What bothers me about the case is what bothers me about the legal concept called the “lucid moment.” The problem I have with the lucid moment is twofold:
(1) It is out of touch with the modern understanding of dementing illnesses. That is, we’ve come a long way toward understanding cognitive impairment. One thing we know for sure is that people with dementing diseases don’t get better – only worse.
(2) It supports that concept that the scope of relevant/admissible evidence in capacity contests is limited to the moment of execution. Again, I would suggest that this is completely inconsistent with the way dementing conditions work, and would, if adhered to, negate most of the best evidence available in these cases.
Mr. Lerg was diagnosed with dementia in 2005 as determined by a medical professional with a high level of expertise in such matters. The doctor found that he had moderate to severe dementia and that the dementia was then to the point that Mr. Lerg had poor insight and judgment. Mr. Lerg executed a trust amendment in 2006. He was evaluated again by the same expert in 2007 and was found to have substantially declined.
While I agree that a well presented case with significant counterbalancing evidence could have been presented to overcome the medical evidence, that’s not how this case played out or how this opinion reads. Rather, the Court of Appeals reversed the trial court by severely discounting the doctor’s opinion, stating that such evidence (the Doctor’s findings) is of “very little probative value.” That statement is incredible to me and is, I would suggest, attributable to the archaic concept of a “lucid moment” (although that language was not expressly used by the Court). What’s more, the Court of Appeals cited a 1965 case for the scary proposition that: testamentary capacity “is judged as of the time of the execution of the instrument, and not before or after, except as the condition before or after is competently related to the time of execution.”

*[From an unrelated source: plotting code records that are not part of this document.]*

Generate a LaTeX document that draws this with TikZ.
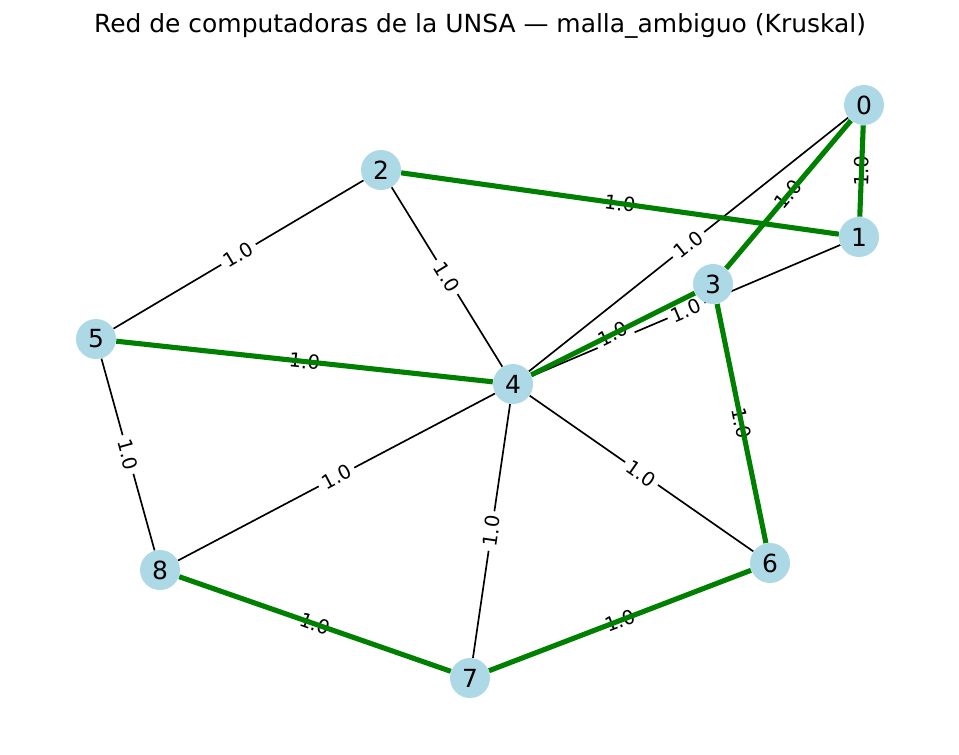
\documentclass[tikz,border=0pt]{standalone}
\usepackage{fontspec}
\setmainfont{DejaVu Sans}
\usepackage{tikz}
\usetikzlibrary{backgrounds}
\definecolor{nodeblue}{RGB}{173,216,230}
\definecolor{treegreen}{RGB}{0,128,0}
\pgfdeclarelayer{edges}
\pgfdeclarelayer{labels}
\pgfdeclarelayer{tree}
\pgfsetlayers{edges,labels,tree,main}
\tikzstyle{pc} = [circle, fill = nodeblue, inner sep = 0pt, minimum size = 0.8cm, font = \fontsize{14.2}{16}\selectfont]
\tikzstyle{link} = [black, line width = 0.95pt]
\tikzstyle{mst} = [treegreen, line width = 2.9pt]
\tikzstyle{weight} = [fill = white, inner sep = 2.5pt, sloped, font = \fontsize{11.1}{13}\selectfont]

\begin{document}
\begin{tikzpicture}[x = 0.02cm, y = -0.02cm]
            \useasboundingbox (0, 0) rectangle (959, 754);
            \node (title) at (480, 26) [font = \fontsize{14.2}{16}\selectfont] {Red de computadoras de la UNSA — malla\_ambiguo (Kruskal)};
            \node (n0) at (864, 105) [pc] {0};
            \node (n1) at (859, 237) [pc] {1};
            \node (n2) at (381, 170) [pc] {2};
            \node (n3) at (713, 284) [pc] {3};
            \node (n4) at (513, 384) [pc] {4};
            \node (n5) at (96, 339) [pc] {5};
            \node (n6) at (770, 563) [pc] {6};
            \node (n7) at (470, 678) [pc] {7};
            \node (n8) at (160, 570) [pc] {8};
            \begin{pgfonlayer}{edges}
            \draw [link] (n2) -- node [weight] {1.0} (n5);
            \draw [link] (n2) -- node [weight] {1.0} (n4);
            \draw [link] (n0) -- node [weight] {1.0} (n4);
            \draw [link] (n4) -- node [weight] {1.0} (n1);
            \draw [link] (n5) -- node [weight] {1.0} (n8);
            \draw [link] (n4) -- node [weight] {1.0} (n8);
            \draw [link] (n4) -- node [weight] {1.0} (n7);
            \draw [link] (n4) -- node [weight] {1.0} (n6);
            \end{pgfonlayer}
            \begin{pgfonlayer}{labels}
            \path (n0) -- node [weight] {1.0} (n1);
            \path (n0) -- node [weight] {1.0} (n3);
            \path (n2) -- node [weight] {1.0} (n1);
            \path (n5) -- node [weight] {1.0} (n4);
            \path (n3) -- node [weight] {1.0} (n4);
            \path (n3) -- node [weight] {1.0} (n6);
            \path (n8) -- node [weight] {1.0} (n7);
            \path (n7) -- node [weight] {1.0} (n6);
            \end{pgfonlayer}
            \begin{pgfonlayer}{tree}
            \draw [mst] (n0) -- (n1);
            \draw [mst] (n0) -- (n3);
            \draw [mst] (n2) -- (n1);
            \draw [mst] (n5) -- (n4);
            \draw [mst] (n3) -- (n4);
            \draw [mst] (n3) -- (n6);
            \draw [mst] (n8) -- (n7);
            \draw [mst] (n7) -- (n6);
            \end{pgfonlayer}
        \end{tikzpicture}
\end{document}
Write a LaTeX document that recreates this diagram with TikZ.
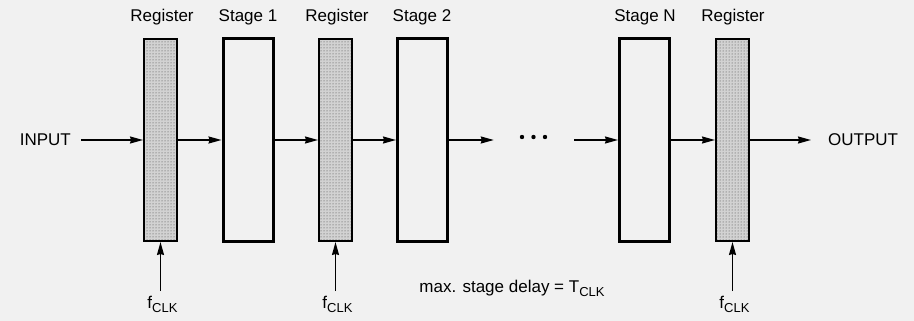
\documentclass[tikz,border=0pt]{standalone}
\usepackage{fontspec}
\setmainfont{Liberation Sans}
\usetikzlibrary{arrows.meta,patterns}
\definecolor{paper}{RGB}{241,241,241}
\newcommand\lowsub[1]{\raisebox{-0.45ex}{\fontsize{13}{15}\selectfont #1}}
\tikzset{
  x=1pt, y=-1pt,
  every node/.style={font=\fontsize{17}{20}\selectfont},
  regbox/.style={draw, line width=2pt, minimum width=33pt, minimum height=202pt,
    inner sep=0pt, preaction={fill=gray!35}, pattern=dots, pattern color=black!75},
  stagebox/.style={draw, line width=3pt, minimum width=50pt, minimum height=202pt,
    inner sep=0pt, fill=paper},
  flow/.style={line width=1.5pt, -{Stealth[length=13pt,width=7pt,inset=1pt]}},
  lbl/.style={inner sep=0pt},
}
\begin{document}
\begin{tikzpicture}
\fill[paper] (0,0) rectangle (914,321);
\useasboundingbox (0,0) rectangle (914,321);

% pipeline blocks
\node[regbox]   (r1) at (160.5,140) {};
\node[stagebox] (s1) at (248,140)   {};
\node[regbox]   (r2) at (335.5,140) {};
\node[stagebox] (s2) at (422.5,140) {};
\node[minimum width=80pt, inner sep=0pt] (dots) at (534,140) {};
\fill (522,137) circle (2.2pt) (533.5,137) circle (2.2pt) (545,137) circle (2.2pt);
\node[stagebox] (sn) at (644.5,140) {};
\node[regbox]   (r3) at (732.5,140) {};

% block titles
\node[lbl] at (162,17) {Register};
\node[lbl] at (248,17) {Stage 1};
\node[lbl] at (337,17) {Register};
\node[lbl] at (422,17) {Stage 2};
\node[lbl] at (645,17) {Stage N};
\node[lbl] at (733,17) {Register};

% input / output
\node[inner sep=0pt, anchor=east] (in)  at (71,140)  {INPUT};
\node[inner sep=0pt, anchor=west] (out) at (828,140) {OUTPUT};

% data flow
\draw[flow] ([xshift=10pt]in.east) -- (r1.west);
\draw[flow] (r1) -- (s1);
\draw[flow] (s1) -- (r2);
\draw[flow] (r2) -- (s2);
\draw[flow] (s2.east) -- (dots.west);
\draw[flow] (dots.east) -- (sn.west);
\draw[flow] (sn) -- (r3);
\draw[flow] (r3.east) -- ([xshift=-17pt]out.west);

% clock inputs
\foreach \r/\x in {r1/160.5, r2/335.5, r3/732.5}{
  \coordinate (c\r) at (\x,291);
  \draw[flow] (c\r) -- (\r.south);
  \node[lbl, anchor=north] at ([xshift=2pt,yshift=-5pt]c\r) {f\lowsub{CLK}};
}

\node[lbl] (delay) at (512,288) {max. stage delay = T\lowsub{CLK}};
\end{tikzpicture}
\end{document}
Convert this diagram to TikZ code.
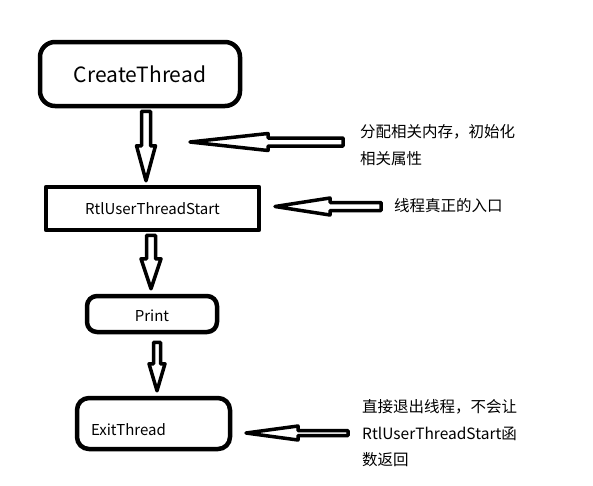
\documentclass[tikz,border=0pt]{standalone}
\usepackage{fontspec}
\setmainfont{Noto Sans CJK SC}
\usetikzlibrary{calc}
\newcommand{\hollowarrow}[5]{%
  \coordinate (hb) at ($(#2)!#3!(#1)$);
  \draw[fat] ($(#1)!#4!90:(#2)$) -- ($(hb)!#4!-90:(#1)$) -- ($(hb)!#5!-90:(#1)$) -- (#2)
    -- ($(hb)!#5!90:(#1)$) -- ($(hb)!#4!90:(#1)$) -- ($(#1)!#4!-90:(#2)$) -- cycle;}
\begin{document}
\begin{tikzpicture}[x=1pt, y=-1pt, line join=round,
  box/.style={draw, line width=4.5pt, inner sep=0pt, font=\fontsize{15}{18}\selectfont},
  fat/.style={draw, line width=3.5pt, fill=white},
  note/.style={anchor=west, align=left, inner sep=0pt, font=\fontsize{15.5}{26.5}\selectfont}]
\useasboundingbox (0,0) rectangle (593,485);
\node[box, rounded corners=15pt, minimum width=200pt, minimum height=64pt, font=\fontsize{21}{24}\selectfont] (create) at (140,74) {CreateThread};
\node[box, minimum width=213pt, minimum height=43pt] (rtl) at (152.5,208.5) {RtlUserThreadStart};
\node[box, rounded corners=10pt, minimum width=130pt, minimum height=36pt, text height=15pt, text depth=0pt] (print) at (152,314) {Print};
\node[box, rounded corners=12pt, minimum width=153pt, minimum height=51pt, text width=125pt, inner xsep=14pt, text height=24pt, text depth=0pt, align=left] (exit) at (153.5,423.5) {ExitThread};
\node[note] (note1) at (360,145) {分配相关内存，初始化\\相关属性};
\node[note] (note2) at (394,206) {线程真正的入口};
\node[note] (note3) at (362,433.5) {直接退出线程，不会让\\RtlUserThreadStart函\\数返回};
\coordinate (a1s) at ($(create.south)+(6,3)$);
\coordinate (a1e) at ($(rtl.north)+(-6.5,-4)$);
\coordinate (a2s) at ($(rtl.south)+(-1.5,3)$);
\coordinate (a2e) at ($(print.north)+(-1,-5)$);
\coordinate (a3s) at ($(print.south)+(5,8)$);
\coordinate (a3e) at ($(exit.north)+(3.5,-5)$);
\coordinate (s1) at (343,142);
\coordinate (t1) at (190,142);
\coordinate (s2) at (381,206.5);
\coordinate (t2) at (275,206.5);
\coordinate (s3) at (348,433);
\coordinate (t3) at (246,433);
\hollowarrow{a1s}{a1e}{35pt}{4.5pt}{9.5pt}
\hollowarrow{a2s}{a2e}{30pt}{4.5pt}{10pt}
\hollowarrow{a3s}{a3e}{27pt}{3.5pt}{8pt}
\hollowarrow{s1}{t1}{78pt}{4pt}{8.5pt}
\hollowarrow{s2}{t2}{55pt}{4pt}{8.5pt}
\hollowarrow{s3}{t3}{52pt}{2.5pt}{7pt}
\end{tikzpicture}
\end{document}
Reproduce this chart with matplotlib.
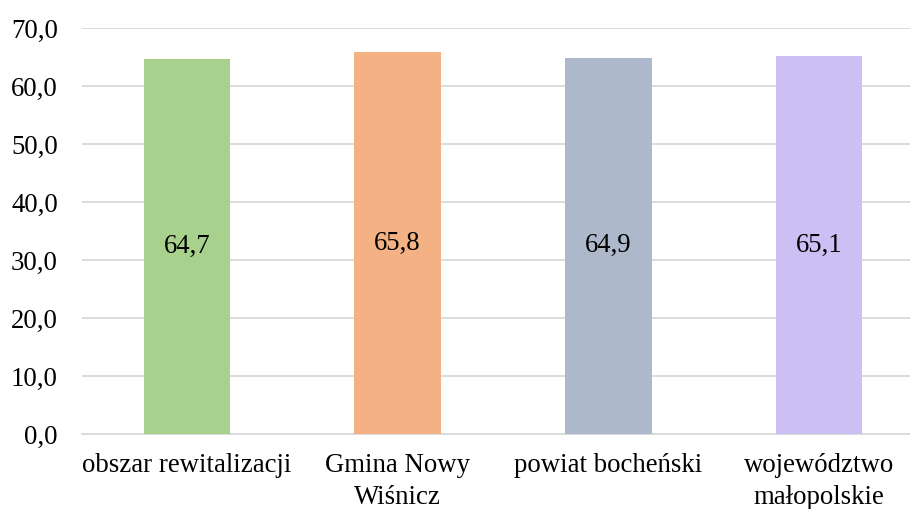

At least in the context of dementing illnesses (as opposed, for instance, to mental illness or alcoholism), it is time for the law to catch up with science and for Court’s to recognize that although persons with dementia may be better some days than others, they don’t improve over time, they only get worse. Evidence of where they were in terms of cognitive impairment a year before they executed the document in question, and where they were a year after, should be extremely probative of the question of their capacity at the time of execution. Further, if someone is significantly impaired and has a “good day” or “good hour” that “good day” or “good hour” must be seen in the context of their impairments. That is, if I don’t recall what I did yesterday and won’t remember tomorrow what I am doing today, how can it be said that I fully understand the implications of my actions today?